Face à cette injustice, Mme Vaudroz avait déposé recours fin 1998. En juillet dernier, l’instance de recours du Service de l’emploi vaudois lui a donné raison: elle est déclarée apte au placement. Et cela dès la naissance de Marion. Car la loi sur le travail interdit de faire travailler une femme pendant les huit semaines suivant l’accouchement.
Aptitude prouvée
L’autorité de recours a suivi le principal argument de la jeune mère: elle avait prouvé son aptitude au placement en suivant un cours d’informatique à plein temps d’un mois tout en continuant à allaiter (elle tirait alors son lait).
Il a aussi été reconnu que même si Mme Vaudroz avait voulu allaiter directement sur son lieu du travail, cela n’aurait pas constitué une entrave importante, vu le domaine dans lequel elle cherchait un emploi (secrétaire, employée de bureau ou réceptionniste). Cela au vu, notamment, d’une décision du Tribunal fédéral des assurances (TFA). Il avait admis l’aptitude au placement d’une assurée qui voulait faire amener par un tiers son enfant sur son lieu de travail pour l’allaiter (arrêt du 3.10.95, C 44/95).
Directives vaudoises contraires à la loi
Cette décision contredit d’ailleurs les directives du Service de l’emploi vaudois. Elles stipulent en effet que le conseiller ORP doit demander à la mère «si elle est prête à renoncer à l’allaitement au profit d’un emploi convenable». En cas de refus, il faut nier l’aptitude au placement de l’assurée.
Pour Denise Flury-Poffet, juriste adjointe à la Division assurance chômage de l’OFDE (ex-OFIAMT), à qui Bon à Savoir a transmis ces directives, elles sont tout simplement «contraires au droit fédéral». L’OFDE interviendra donc auprès du canton de Vaud, afin qu’il les modifie. Bonne nouvelle pour les mamans au chômage!
«Un conseiller doit cependant s’enquérir des modalités d’allaitement en cas de reprise du travail (tirer son lait, s’absenter du lieu de travail), précise Mme Flury-Poffet. Ce n’est que si l’assurée n’envisage aucune solution rendant compatible allaitement et travail qu’elle doit être considérée comme inapte au placement», ajoute-t-elle.
Argument rejeté
C’est sur un seul point que Suzanne Vaudroz n’a pas été suivie. Elle avait invoqué le fait que la Loi fédérale sur le travail oblige un employeur à donner à une mère le temps nécessaire à l’allaitement. Argument rejeté par l’autorité de recours.
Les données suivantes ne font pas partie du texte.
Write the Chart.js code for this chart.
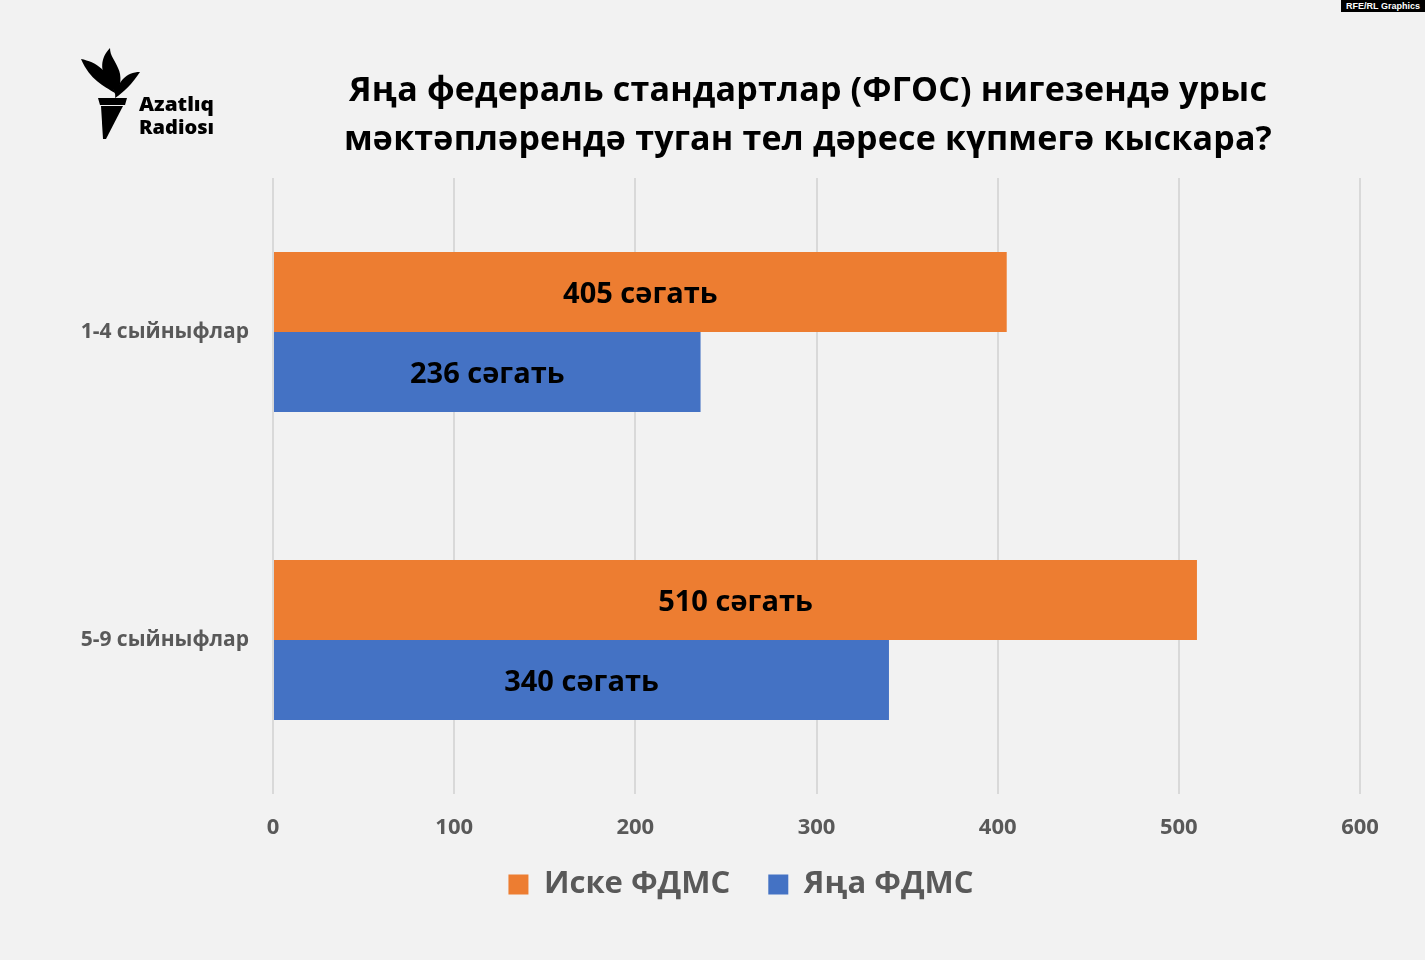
<!DOCTYPE html>
<html><head><meta charset="utf-8">
<script src="https://cdn.jsdelivr.net/npm/chart.js@4.4.1/dist/chart.umd.min.js"></script>
<style>
html,body{margin:0;padding:0;background:#f2f2f2;}
#wrap{position:relative;width:1425px;height:960px;overflow:hidden;background:#f2f2f2;}
#c{position:absolute;left:0;top:0;}
#title{position:absolute;left:208px;width:1200px;top:64px;text-align:center;font-weight:bold;font-size:34px;line-height:49px;color:#000;font-family:'Open Sans',sans-serif;white-space:nowrap;}
#title span{display:inline-block;}
#rfe{position:absolute;right:0;top:0;width:84px;height:12px;background:#000;color:#fff;font:bold 9px/12px 'Liberation Sans',Arial,sans-serif;text-align:center;}
#logo{position:absolute;left:0;top:0;}
</style></head>
<body><div id="wrap">
<canvas id="c" width="1425" height="960"></canvas>
<div id="title"><span id="t1">Яңа федераль стандартлар (ФГОС) нигезендә урыс</span><br><span id="t2">мәктәпләрендә туган тел дәресе күпмегә кыскара?</span></div>
<div id="rfe">RFE/RL Graphics</div>
<svg id="logo" width="260" height="160" viewBox="0 0 260 160">
<g fill="#000">
<path d="M81,59 C96,62 109,70 115,93 C104,86 90,80 81,59 Z"/>
<path d="M110,48 C100,58 100,72 108,80 C112,86 114,90 116,97 C121,86 122,76 118,68 C115,60 110,56 110,48 Z"/>
<path d="M140,72 C126,72 117,82 115,98 C124,92 132,84 140,72 Z"/>
<path d="M98,98 L127,98 L125,105 L100,105 Z"/>
<path d="M101,106 L123,106 L106,139 L103,139 Z"/>
<text x="139" y="111" font-family="'Open Sans',sans-serif" font-weight="800" font-size="20" textLength="75" lengthAdjust="spacingAndGlyphs">Azatlıq</text>
<text x="139" y="134" font-family="'Open Sans',sans-serif" font-weight="800" font-size="20" textLength="75" lengthAdjust="spacingAndGlyphs">Radiosı</text>
</g>
</svg>
</div>
<script>
const FONT = "'Open Sans',sans-serif";
const FW = 'bold';
const categories = ['1-4 сыйныфлар', '5-9 сыйныфлар'];
const seriesNames = ['Иске ФДМС', 'Яңа ФДМС'];
const oldHours = [405, 510];
const newHours = [236, 340];
const xTickValues = [0, 100, 200, 300, 400, 500, 600];
const unitLabel = 'сәгать';

// fit title line width to the reference (~918px) with tight tracking
(function fitTitle(){
  const el = document.getElementById('title');
  const t1 = document.getElementById('t1');
  const n = t1.textContent.length;
  let fs = 34;
  el.style.fontSize = fs + 'px';
  let w = t1.getBoundingClientRect().width;
  let ls = (918 - w) / n;
  if (ls < -1.6) {
    ls = -1.6;
    el.style.letterSpacing = ls + 'px';
    w = t1.getBoundingClientRect().width;
    fs = fs * 918 / w;
    el.style.fontSize = fs.toFixed(2) + 'px';
    ls = ls * fs / 34;
  }
  el.style.letterSpacing = ls.toFixed(2) + 'px';
  const lh = 49;
  el.style.top = (102 - ((lh - 1.362 * fs) / 2 + 1.069 * fs)).toFixed(1) + 'px';
})();

const barLabels = {
  id: 'barLabels',
  afterDatasetsDraw(chart) {
    const ctx = chart.ctx;
    ctx.save();
    ctx.font = FW + ' 29px ' + FONT;
    ctx.fillStyle = '#000';
    ctx.textAlign = 'center';
    ctx.textBaseline = 'middle';
    chart.data.datasets.forEach((ds, i) => {
      chart.getDatasetMeta(i).data.forEach((bar, j) => {
        ctx.fillText(ds.data[j] + ' ' + unitLabel, (bar.x + bar.base) / 2, bar.y + 3);
      });
    });
    ctx.restore();
  }
};

const legendShift = {
  id: 'legendShift',
  afterLayout(chart) {
    const lg = chart.legend;
    lg.left += 29; lg.right += 29;
    lg.top -= 23; lg.bottom -= 23;
  }
};

new Chart(document.getElementById('c'), {
  type: 'bar',
  data: {
    labels: categories,
    datasets: [
      { label: seriesNames[0], data: oldHours, backgroundColor: '#ed7d31', borderWidth: 0 },
      { label: seriesNames[1], data: newHours, backgroundColor: '#4472c4', borderWidth: 0 }
    ]
  },
  options: {
    indexAxis: 'y',
    responsive: false,
    animation: false,
    layout: { padding: { top: 178, left: 64, right: 65, bottom: 27 } },
    datasets: { bar: { categoryPercentage: 0.52, barPercentage: 1 } },
    scales: {
      x: {
        min: xTickValues[0], max: xTickValues[xTickValues.length - 1],
        afterBuildTicks(s) { s.ticks = xTickValues.map(v => ({ value: v })); },
        ticks: { color: '#595959', font: { size: 22, weight: FW, family: FONT }, padding: 21 },
        grid: { color: '#d9d9d9', lineWidth: 2, drawTicks: false },
        border: { display: false },
        afterFit(s) { s.height = 60; }
      },
      y: {
        ticks: { color: '#595959', font: { size: 21, weight: FW, family: FONT }, padding: 24 },
        grid: { display: false, drawTicks: false },
        border: { display: false },
        afterFit(s) { s.width = 273 - 64; }
      }
    },
    plugins: {
      legend: {
        position: 'bottom',
        labels: { boxWidth: 20, boxHeight: 20, padding: 38, color: '#595959', font: { size: 31, weight: FW, family: FONT } }
      },
      tooltip: { enabled: false }
    }
  },
  plugins: [barLabels, legendShift]
});
</script>
</body></html>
Car un arrêt récent, non publié, du TFA
(arrêt B, 20.4.1999, C 257/98) stipule que ce droit ne s’applique qu’aux femmes qui ont un emploi. Une chômeuse ne peut donc pas invoquer ce droit pour prouver son aptitude au placement.
Inégales devant la loi
Isabelle Perrin, juriste et secrétaire syndicale à l’unia-FIPS, considère cette décision comme une «aberrante inégalité de traitement entre travailleurs en emploi et sans emploi. La plupart des chômeurs recherchent un emploi justement soumis à cette loi. Vu cette décision du TFA, la nouvelle accouchée aurait donc tout intérêt à dissimuler l’allaitement. Et à ne le révéler qu’une fois engagée, pour alors revendiquer ses droits définis par la loi».
Même si l’instance de recours n’a pas suivi Suzanne Vaudroz sur ce dernier point, la jeune mère est très satisfaite d’avoir obtenu gain de cause: «Cela prouve qu’il vaut la peine de se défendre.»